Описательное стиховедение и описательная поэтика исходят из представления о художественном построении как механической сумме ряда отдельно существующих “приемов”. При этом художественный анализ понимается как перечисление и идейно-стилистическая оценка тех поэтических элементов, которые исследователь обнаруживает в тексте. Подобная методика анализа укрепилась и в школьной практике. Методические пособия и учебники пестрят выражениями: “выберем эпитеты”, “найдите метафоры”, “что хотел сказать писатель таким-то эпизодом?” и т. п.
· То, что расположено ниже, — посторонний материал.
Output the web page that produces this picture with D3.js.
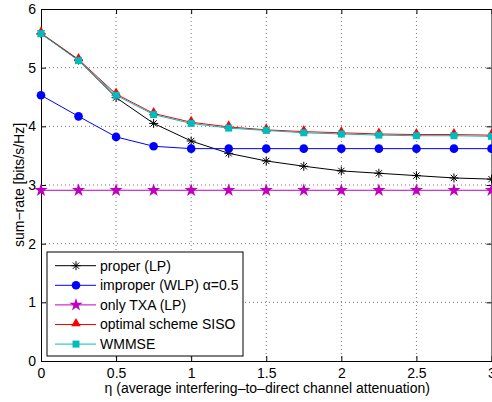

Структурный подход к литературному произведению подразумевает, что тот или иной “прием” рассматривается не как отдельная материальная данность, а как функция с двумя, или чаще многими, образующими. Художественный эффект “приема” — всегда отношение, например, отношение текста к ожиданию читателя, эстетическим нормам эпохи, привычным сюжетным и иным штампам, жанровым закономерностям. Вне этих связей художественный эффект просто не существует. Любое перечисление приемов ничего нам не даст (равно как и рассмотрение “приемов” вообще, вне текста как органического единства), поскольку, входя в различные структуры целого, один и тот же материальный элемент текста неизбежно приобретает различный, порой противоположный, смысл. Особенно наглядно проявляется это при использовании отрицательных приемов, “минус-приемов”. Приведем пример. Возьмем уже привлекавшее нас стихотворение Пушкина “Вновь я посетил…”. Оно, с точки зрения описательной поэтики, почти не поддается анализу. Если к романтическому стихотворению еще можно применить подобную методику: выбрать обильные метафоры, эпитеты и другие элементы так называемой “обратной речи” и на основании их дать оценку идейной системы и стиля, — то к произведениям типа пушкинской лирики 1830-х годов она решительно неприменима. Здесь нет ни эпитетов, ни метафор, ни рифм, ни подчеркнутого “ритма”, и исследователю остается лишь констатировать отсутствие “художественных приемов”.